## Exercise brief
Exclude the pictures and reproduce the remaining data exactly as written.

--- Data shown ---

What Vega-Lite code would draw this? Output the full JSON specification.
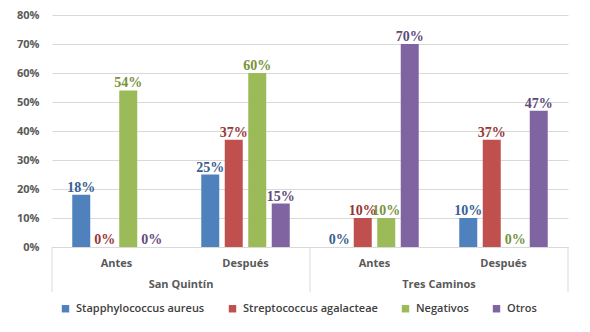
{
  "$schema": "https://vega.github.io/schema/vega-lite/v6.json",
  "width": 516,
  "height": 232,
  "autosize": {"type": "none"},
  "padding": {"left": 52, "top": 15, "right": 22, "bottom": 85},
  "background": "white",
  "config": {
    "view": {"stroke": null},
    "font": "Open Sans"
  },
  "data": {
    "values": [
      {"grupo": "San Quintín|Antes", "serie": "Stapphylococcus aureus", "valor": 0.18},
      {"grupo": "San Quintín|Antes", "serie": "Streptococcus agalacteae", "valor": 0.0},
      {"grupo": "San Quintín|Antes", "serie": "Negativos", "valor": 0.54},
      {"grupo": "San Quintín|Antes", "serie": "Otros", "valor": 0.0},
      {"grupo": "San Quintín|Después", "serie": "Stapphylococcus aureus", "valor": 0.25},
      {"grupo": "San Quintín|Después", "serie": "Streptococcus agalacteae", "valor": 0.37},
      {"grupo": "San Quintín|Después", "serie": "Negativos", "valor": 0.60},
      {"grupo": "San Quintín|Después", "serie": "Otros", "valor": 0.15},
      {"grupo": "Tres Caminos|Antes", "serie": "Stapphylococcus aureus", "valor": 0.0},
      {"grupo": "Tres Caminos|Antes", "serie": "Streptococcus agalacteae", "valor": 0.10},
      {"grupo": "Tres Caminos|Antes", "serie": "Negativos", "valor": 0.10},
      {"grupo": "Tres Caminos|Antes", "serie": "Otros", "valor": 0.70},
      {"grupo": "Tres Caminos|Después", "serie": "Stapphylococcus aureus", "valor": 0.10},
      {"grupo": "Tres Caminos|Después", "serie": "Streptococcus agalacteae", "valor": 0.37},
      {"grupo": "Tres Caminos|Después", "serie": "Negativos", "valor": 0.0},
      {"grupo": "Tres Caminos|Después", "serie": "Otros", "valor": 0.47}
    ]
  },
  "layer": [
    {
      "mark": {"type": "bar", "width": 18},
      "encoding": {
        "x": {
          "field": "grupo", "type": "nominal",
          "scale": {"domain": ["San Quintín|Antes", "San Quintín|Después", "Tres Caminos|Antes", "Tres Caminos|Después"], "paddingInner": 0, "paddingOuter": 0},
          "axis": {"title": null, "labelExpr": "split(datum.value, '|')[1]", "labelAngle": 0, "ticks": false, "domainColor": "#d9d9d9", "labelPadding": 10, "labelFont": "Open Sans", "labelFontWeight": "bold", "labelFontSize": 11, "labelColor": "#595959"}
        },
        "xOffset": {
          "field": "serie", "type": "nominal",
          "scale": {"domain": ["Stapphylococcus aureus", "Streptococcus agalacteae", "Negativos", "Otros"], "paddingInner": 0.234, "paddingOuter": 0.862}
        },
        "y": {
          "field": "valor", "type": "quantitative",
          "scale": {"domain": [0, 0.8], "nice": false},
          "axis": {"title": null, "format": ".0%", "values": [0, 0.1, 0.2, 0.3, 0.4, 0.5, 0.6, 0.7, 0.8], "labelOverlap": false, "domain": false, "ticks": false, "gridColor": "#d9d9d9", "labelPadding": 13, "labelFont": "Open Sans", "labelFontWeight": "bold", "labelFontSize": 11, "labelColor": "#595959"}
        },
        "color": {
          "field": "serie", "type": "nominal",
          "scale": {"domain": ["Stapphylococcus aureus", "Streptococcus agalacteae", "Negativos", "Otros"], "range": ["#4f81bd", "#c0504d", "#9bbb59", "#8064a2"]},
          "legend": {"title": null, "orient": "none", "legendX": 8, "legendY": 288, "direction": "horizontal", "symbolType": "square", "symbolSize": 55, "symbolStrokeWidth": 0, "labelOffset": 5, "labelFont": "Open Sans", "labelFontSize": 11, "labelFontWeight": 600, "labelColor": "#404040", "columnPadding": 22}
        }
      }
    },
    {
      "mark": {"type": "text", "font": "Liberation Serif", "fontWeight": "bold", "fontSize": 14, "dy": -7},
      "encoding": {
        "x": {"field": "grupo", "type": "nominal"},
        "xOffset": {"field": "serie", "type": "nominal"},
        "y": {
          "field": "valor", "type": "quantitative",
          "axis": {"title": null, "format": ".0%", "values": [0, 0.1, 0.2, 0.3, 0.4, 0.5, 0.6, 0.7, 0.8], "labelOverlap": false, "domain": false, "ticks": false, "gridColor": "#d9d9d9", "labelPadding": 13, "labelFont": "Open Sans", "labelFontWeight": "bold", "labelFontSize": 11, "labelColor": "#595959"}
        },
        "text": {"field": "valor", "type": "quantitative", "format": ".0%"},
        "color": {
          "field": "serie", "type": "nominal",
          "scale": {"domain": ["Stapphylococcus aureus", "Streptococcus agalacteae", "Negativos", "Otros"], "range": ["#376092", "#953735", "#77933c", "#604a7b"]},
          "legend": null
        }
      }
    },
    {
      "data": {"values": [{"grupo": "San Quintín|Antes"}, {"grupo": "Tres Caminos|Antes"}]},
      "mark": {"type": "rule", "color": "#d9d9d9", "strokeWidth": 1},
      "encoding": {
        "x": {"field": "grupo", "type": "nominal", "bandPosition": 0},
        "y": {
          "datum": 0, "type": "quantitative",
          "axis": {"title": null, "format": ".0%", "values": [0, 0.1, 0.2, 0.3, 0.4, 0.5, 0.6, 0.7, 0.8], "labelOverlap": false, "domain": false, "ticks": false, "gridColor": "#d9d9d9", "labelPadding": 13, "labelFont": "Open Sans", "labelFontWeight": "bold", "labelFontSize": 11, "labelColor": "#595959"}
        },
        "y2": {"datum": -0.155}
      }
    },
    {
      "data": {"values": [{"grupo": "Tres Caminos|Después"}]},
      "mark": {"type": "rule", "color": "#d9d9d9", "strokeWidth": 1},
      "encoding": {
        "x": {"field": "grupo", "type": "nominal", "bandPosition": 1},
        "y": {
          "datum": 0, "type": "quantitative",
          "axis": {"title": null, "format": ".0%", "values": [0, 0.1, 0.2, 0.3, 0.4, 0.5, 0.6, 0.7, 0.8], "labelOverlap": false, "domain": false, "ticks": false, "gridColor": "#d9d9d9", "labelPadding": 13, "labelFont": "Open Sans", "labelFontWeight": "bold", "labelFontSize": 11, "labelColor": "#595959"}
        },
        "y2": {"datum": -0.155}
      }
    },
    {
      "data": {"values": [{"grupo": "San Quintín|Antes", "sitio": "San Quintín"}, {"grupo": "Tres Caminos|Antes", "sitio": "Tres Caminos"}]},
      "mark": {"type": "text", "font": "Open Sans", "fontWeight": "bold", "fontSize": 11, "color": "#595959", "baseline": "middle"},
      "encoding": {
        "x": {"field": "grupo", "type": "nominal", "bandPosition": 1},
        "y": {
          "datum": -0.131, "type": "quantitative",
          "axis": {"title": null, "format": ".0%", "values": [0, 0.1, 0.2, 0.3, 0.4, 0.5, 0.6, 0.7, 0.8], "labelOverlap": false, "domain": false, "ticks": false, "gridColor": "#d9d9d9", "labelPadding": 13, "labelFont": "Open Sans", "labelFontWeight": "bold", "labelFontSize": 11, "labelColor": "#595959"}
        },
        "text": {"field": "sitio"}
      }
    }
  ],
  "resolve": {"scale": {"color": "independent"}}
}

---

## Output of the exercise
What Vega-Lite code would draw this? Output the full JSON specification.
{
  "$schema": "https://vega.github.io/schema/vega-lite/v6.json",
  "width": 516,
  "height": 232,
  "autosize": {"type": "none"},
  "padding": {"left": 52, "top": 15, "right": 22, "bottom": 85},
  "background": "white",
  "config": {
    "view": {"stroke": null},
    "font": "Open Sans"
  },
  "data": {
    "values": [
      {"grupo": "San Quintín|Antes", "serie": "Stapphylococcus aureus", "valor": 0.18},
      {"grupo": "San Quintín|Antes", "serie": "Streptococcus agalacteae", "valor": 0.0},
      {"grupo": "San Quintín|Antes", "serie": "Negativos", "valor": 0.54},
      {"grupo": "San Quintín|Antes", "serie": "Otros", "valor": 0.0},
      {"grupo": "San Quintín|Después", "serie": "Stapphylococcus aureus", "valor": 0.25},
      {"grupo": "San Quintín|Después", "serie": "Streptococcus agalacteae", "valor": 0.37},
      {"grupo": "San Quintín|Después", "serie": "Negativos", "valor": 0.60},
      {"grupo": "San Quintín|Después", "serie": "Otros", "valor": 0.15},
      {"grupo": "Tres Caminos|Antes", "serie": "Stapphylococcus aureus", "valor": 0.0},
      {"grupo": "Tres Caminos|Antes", "serie": "Streptococcus agalacteae", "valor": 0.10},
      {"grupo": "Tres Caminos|Antes", "serie": "Negativos", "valor": 0.10},
      {"grupo": "Tres Caminos|Antes", "serie": "Otros", "valor": 0.70},
      {"grupo": "Tres Caminos|Después", "serie": "Stapphylococcus aureus", "valor": 0.10},
      {"grupo": "Tres Caminos|Después", "serie": "Streptococcus agalacteae", "valor": 0.37},
      {"grupo": "Tres Caminos|Después", "serie": "Negativos", "valor": 0.0},
      {"grupo": "Tres Caminos|Después", "serie": "Otros", "valor": 0.47}
    ]
  },
  "layer": [
    {
      "mark": {"type": "bar", "width": 18},
      "encoding": {
        "x": {
          "field": "grupo", "type": "nominal",
          "scale": {"domain": ["San Quintín|Antes", "San Quintín|Después", "Tres Caminos|Antes", "Tres Caminos|Después"], "paddingInner": 0, "paddingOuter": 0},
          "axis": {"title": null, "labelExpr": "split(datum.value, '|')[1]", "labelAngle": 0, "ticks": false, "domainColor": "#d9d9d9", "labelPadding": 10, "labelFont": "Open Sans", "labelFontWeight": "bold", "labelFontSize": 11, "labelColor": "#595959"}
        },
        "xOffset": {
          "field": "serie", "type": "nominal",
          "scale": {"domain": ["Stapphylococcus aureus", "Streptococcus agalacteae", "Negativos", "Otros"], "paddingInner": 0.234, "paddingOuter": 0.862}
        },
        "y": {
          "field": "valor", "type": "quantitative",
          "scale": {"domain": [0, 0.8], "nice": false},
          "axis": {"title": null, "format": ".0%", "values": [0, 0.1, 0.2, 0.3, 0.4, 0.5, 0.6, 0.7, 0.8], "labelOverlap": false, "domain": false, "ticks": false, "gridColor": "#d9d9d9", "labelPadding": 13, "labelFont": "Open Sans", "labelFontWeight": "bold", "labelFontSize": 11, "labelColor": "#595959"}
        },
        "color": {
          "field": "serie", "type": "nominal",
          "scale": {"domain": ["Stapphylococcus aureus", "Streptococcus agalacteae", "Negativos", "Otros"], "range": ["#4f81bd", "#c0504d", "#9bbb59", "#8064a2"]},
          "legend": {"title": null, "orient": "none", "legendX": 8, "legendY": 288, "direction": "horizontal", "symbolType": "square", "symbolSize": 55, "symbolStrokeWidth": 0, "labelOffset": 5, "labelFont": "Open Sans", "labelFontSize": 11, "labelFontWeight": 600, "labelColor": "#404040", "columnPadding": 22}
        }
      }
    },
    {
      "mark": {"type": "text", "font": "Liberation Serif", "fontWeight": "bold", "fontSize": 14, "dy": -7},
      "encoding": {
        "x": {"field": "grupo", "type": "nominal"},
        "xOffset": {"field": "serie", "type": "nominal"},
        "y": {
          "field": "valor", "type": "quantitative",
          "axis": {"title": null, "format": ".0%", "values": [0, 0.1, 0.2, 0.3, 0.4, 0.5, 0.6, 0.7, 0.8], "labelOverlap": false, "domain": false, "ticks": false, "gridColor": "#d9d9d9", "labelPadding": 13, "labelFont": "Open Sans", "labelFontWeight": "bold", "labelFontSize": 11, "labelColor": "#595959"}
        },
        "text": {"field": "valor", "type": "quantitative", "format": ".0%"},
        "color": {
          "field": "serie", "type": "nominal",
          "scale": {"domain": ["Stapphylococcus aureus", "Streptococcus agalacteae", "Negativos", "Otros"], "range": ["#376092", "#953735", "#77933c", "#604a7b"]},
          "legend": null
        }
      }
    },
    {
      "data": {"values": [{"grupo": "San Quintín|Antes"}, {"grupo": "Tres Caminos|Antes"}]},
      "mark": {"type": "rule", "color": "#d9d9d9", "strokeWidth": 1},
      "encoding": {
        "x": {"field": "grupo", "type": "nominal", "bandPosition": 0},
        "y": {
          "datum": 0, "type": "quantitative",
          "axis": {"title": null, "format": ".0%", "values": [0, 0.1, 0.2, 0.3, 0.4, 0.5, 0.6, 0.7, 0.8], "labelOverlap": false, "domain": false, "ticks": false, "gridColor": "#d9d9d9", "labelPadding": 13, "labelFont": "Open Sans", "labelFontWeight": "bold", "labelFontSize": 11, "labelColor": "#595959"}
        },
        "y2": {"datum": -0.155}
      }
    },
    {
      "data": {"values": [{"grupo": "Tres Caminos|Después"}]},
      "mark": {"type": "rule", "color": "#d9d9d9", "strokeWidth": 1},
      "encoding": {
        "x": {"field": "grupo", "type": "nominal", "bandPosition": 1},
        "y": {
          "datum": 0, "type": "quantitative",
          "axis": {"title": null, "format": ".0%", "values": [0, 0.1, 0.2, 0.3, 0.4, 0.5, 0.6, 0.7, 0.8], "labelOverlap": false, "domain": false, "ticks": false, "gridColor": "#d9d9d9", "labelPadding": 13, "labelFont": "Open Sans", "labelFontWeight": "bold", "labelFontSize": 11, "labelColor": "#595959"}
        },
        "y2": {"datum": -0.155}
      }
    },
    {
      "data": {"values": [{"grupo": "San Quintín|Antes", "sitio": "San Quintín"}, {"grupo": "Tres Caminos|Antes", "sitio": "Tres Caminos"}]},
      "mark": {"type": "text", "font": "Open Sans", "fontWeight": "bold", "fontSize": 11, "color": "#595959", "baseline": "middle"},
      "encoding": {
        "x": {"field": "grupo", "type": "nominal", "bandPosition": 1},
        "y": {
          "datum": -0.131, "type": "quantitative",
          "axis": {"title": null, "format": ".0%", "values": [0, 0.1, 0.2, 0.3, 0.4, 0.5, 0.6, 0.7, 0.8], "labelOverlap": false, "domain": false, "ticks": false, "gridColor": "#d9d9d9", "labelPadding": 13, "labelFont": "Open Sans", "labelFontWeight": "bold", "labelFontSize": 11, "labelColor": "#595959"}
        },
        "text": {"field": "sitio"}
      }
    }
  ],
  "resolve": {"scale": {"color": "independent"}}
}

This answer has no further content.